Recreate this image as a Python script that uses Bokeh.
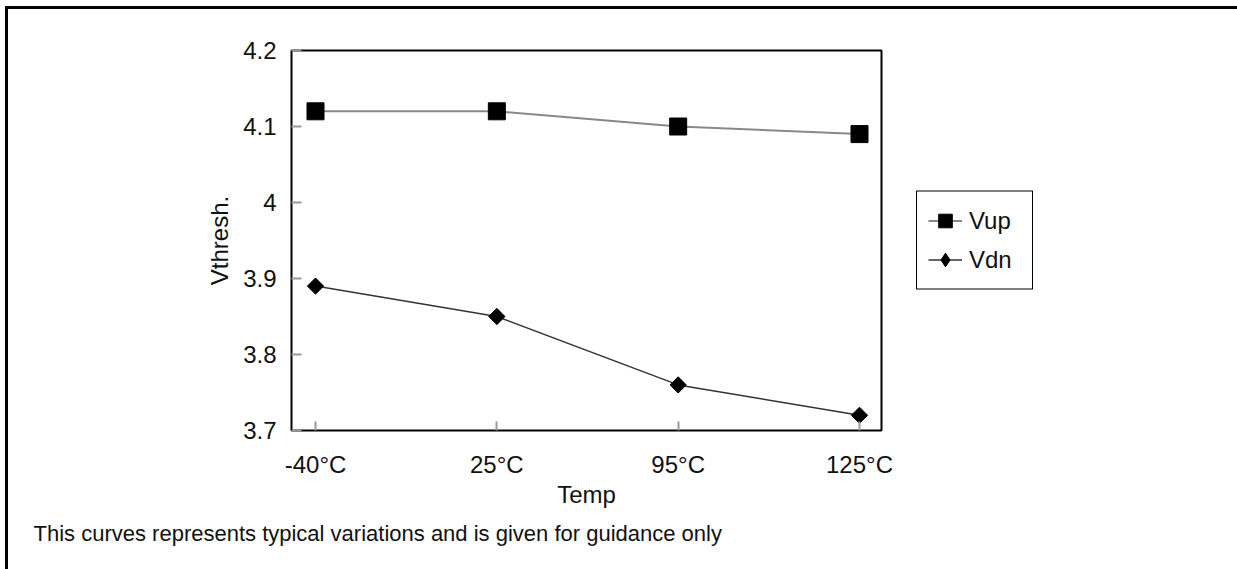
import numpy as np
from bokeh.plotting import figure
from bokeh.models import (FixedTicker, NumeralTickFormatter, Range1d, Legend, LegendItem, Title)
from bokeh.embed import file_html
from bokeh.resources import INLINE

# ---- data ----
categories = ["-40°C", "25°C", "95°C", "125°C"]
vup = [4.12, 4.12, 4.10, 4.09]
vdn = [3.89, 3.85, 3.76, 3.72]
y_ticks = [3.7, 3.8, 3.9, 4.0, 4.1, 4.2]
caption = "This curves represents typical variations and is given for guidance only"

x = list(range(len(categories)))
FONT = "Liberation Sans"
FS = "24px"

p = figure(frame_width=590, frame_height=380, output_backend="svg", toolbar_location=None,
           x_range=Range1d(-0.1324, 3.1213), y_range=Range1d(3.7, 4.2),
           min_border_left=291, min_border_right=356, min_border_top=50, min_border_bottom=139)
p.background_fill_color = "white"
p.border_fill_color = None
p.xgrid.visible = False
p.ygrid.visible = False
p.outline_line_color = "black"
p.outline_line_width = 2
p.outline_line_alpha = 1.0
# outer page frame (open at the bottom), drawn behind the transparent canvas border
p.styles = {"box-shadow": "inset 5px 6px 0 0 white, inset -5px 0 0 0 white, "
                          "inset 8px 9px 0 0 black, inset -9px 0 0 0 black"}

# x axis
xa = p.xaxis[0]
xa.ticker = FixedTicker(ticks=x)
xa.major_label_overrides = {i: c for i, c in enumerate(categories)}
xa.major_tick_in = 9
xa.major_tick_out = 0
xa.major_tick_line_color = "#999999"
xa.major_tick_line_width = 2
xa.minor_tick_line_color = None
xa.axis_line_color = None
xa.major_label_text_font = FONT
xa.major_label_text_font_size = FS
xa.major_label_text_color = "#111111"
xa.major_label_standoff = 20
xa.axis_label = "Temp"
xa.axis_label_text_font = FONT
xa.axis_label_text_font_size = FS
xa.axis_label_text_font_style = "normal"
xa.axis_label_text_color = "#111111"
xa.axis_label_standoff = 0

# y axis
ya = p.yaxis[0]
ya.ticker = FixedTicker(ticks=y_ticks)
ya.formatter = NumeralTickFormatter(format="0.[0]")
ya.major_tick_in = 10
ya.major_tick_out = 0
ya.major_tick_line_color = "#999999"
ya.major_tick_line_width = 2
ya.minor_tick_line_color = None
ya.axis_line_color = None
ya.major_label_text_font = FONT
ya.major_label_text_font_size = FS
ya.major_label_text_color = "#111111"
ya.major_label_standoff = 15
ya.axis_label = "Vthresh."
ya.axis_label_text_font = FONT
ya.axis_label_text_font_size = FS
ya.axis_label_text_font_style = "normal"
ya.axis_label_text_color = "#111111"
ya.axis_label_standoff = 7

# series
l_up = p.line(x, vup, line_color="#888888", line_width=2)
s_up = p.scatter(x, vup, marker="square", size=17, fill_color="black", line_color="black")
l_dn = p.line(x, vdn, line_color="#333333", line_width=1.5)
s_dn = p.scatter(x, vdn, marker="square", angle=np.pi / 4, size=11.5, fill_color="black",
                 line_color="black")
# legend proxy for the diamond symbol (no plotted point)
s_dn_key = p.scatter([np.nan], [np.nan], marker="diamond", size=14, fill_color="black",
                     line_color="black")

lg = Legend(items=[LegendItem(label="Vup", renderers=[l_up, s_up]),
                   LegendItem(label="Vdn", renderers=[l_dn, s_dn_key])],
            location="left")
lg.border_line_color = "black"
lg.border_line_width = 1.5
lg.border_line_alpha = 1.0
lg.background_fill_color = "white"
lg.background_fill_alpha = 1.0
lg.padding = 11
lg.margin = 35
lg.spacing = 3
lg.glyph_width = 34
lg.glyph_height = 36
lg.label_height = 36
lg.label_width = 52
lg.label_standoff = 7
lg.label_text_font = FONT
lg.label_text_font_size = FS
lg.label_text_color = "#111111"
p.add_layout(lg, "right")

cap = Title(text=caption, align="left", offset=-258, vertical_align="top", standoff=20,
            text_font=FONT, text_font_size="22px", text_font_style="normal",
            text_color="#111111")
p.add_layout(cap, "below")

open("out.html", "w").write(file_html(p, INLINE))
———
Write out again exactly the lines from the start of the data above through the line containing "curves represents typical", inclusive, excluding any pictures.

→ **Answer to this task**:
Recreate this image as a Python script that uses Bokeh.
import numpy as np
from bokeh.plotting import figure
from bokeh.models import (FixedTicker, NumeralTickFormatter, Range1d, Legend, LegendItem, Title)
from bokeh.embed import file_html
from bokeh.resources import INLINE

# ---- data ----
categories = ["-40°C", "25°C", "95°C", "125°C"]
vup = [4.12, 4.12, 4.10, 4.09]
vdn = [3.89, 3.85, 3.76, 3.72]
y_ticks = [3.7, 3.8, 3.9, 4.0, 4.1, 4.2]
caption = "This curves represents typical variations and is given for guidance only"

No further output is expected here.